David Woods' interpretation of the Caligula quadrans is that the liberty it celebrates is the liberty of all free Roman citizens, with the pileus as a their symbol. He reasons that it was Caligula's crackdown on those illegally claiming citizenship that is the focus of the coin's commemoration. This proper enforcement of the rules of citizenship would theoretically play well among the greater masses of the population who normally encounter the quadrans in everyday exchange.
As for the meaning of the RCC reverse inscription, Woods posits that it could be Res Civium Conservatae (The interests of the citizens has been preserved), or something closely related to this.
From The Dictionary of Roman Coins:
R CC Remissa Ducentesima. - Initial letters inscribed on the reverse of a third brass coin of Caligula, commemorative of a tax having been abolished by that Emperor. - The treasury of the state having been exhausted by the civil wars, Augustus, to assist in replenishing the public revenues, had established an impost of the hundredth denarius on all sales. But this burden in the year AD 17, Tiberius, yielding to the petitions of the people, had reduced on-half, that is to say to one denarius for 200. At length, in the year A.D. 39, the whole tax was taken off by Caligula as the inscription, on this small brass coin, of Remissa CC. plainly tells; and Suetonius confirms the fact in saying ducentesimun auctionum Italia remisit, although he does not specify the time.
And that this act of liberality was permanent is proved by medals struck in subsequent years of Caligula's reign, on which the memory of this benefit is gratefully renewed by the Senate. - The obverse is in scribed C CAESAR DIVI AVG PRON AVG S C (Caius Caesar Augustus, great grandson of the Divine Augustus) and the type is the pileus or cap of liberty, an allusion made to the right of suffrage granted to the people in the year AD 38.

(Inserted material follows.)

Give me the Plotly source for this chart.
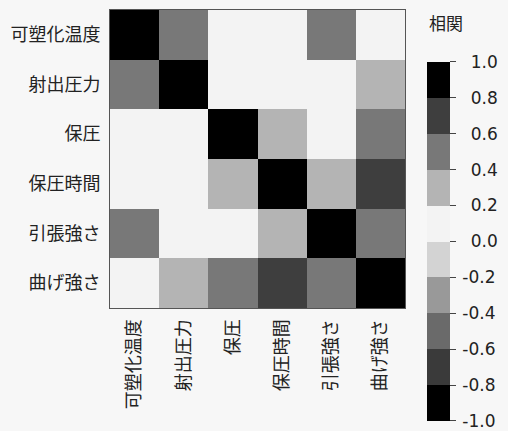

From COINWEEK: Small Change
Perhaps the most enigmatic coin of Caligula’s reign was the smallest regular Roman denomination, the quadrans. It took 64 of these little coppers to equal the value of one silver denarius – a day’s pay for a manual worker. On the obverse, the emperor’s name and titles surround a “liberty cap” – the felt hat worn by freed slaves – bracketed by the letters “SC”. The reverse inscription continues the emperor’s titles, surrounding the large letters “RCC”.
For many years, the consensus of numismatic scholars was that this abbreviation stood for remissa ducentesima, celebrating Caligula’s repeal of an unpopular one-half percent sales tax (“one part in two hundred” – “CC” being the Roman numeral for 200). A brilliant 2010 study by David Woods argues that this interpretation is unlikely, and RCC probably stands for something like res civium conservatae (“the interests of citizens have been preserved”).
The quadrans is probably the most affordable coin of Caligula, with decent examples appearing at auction for under $100.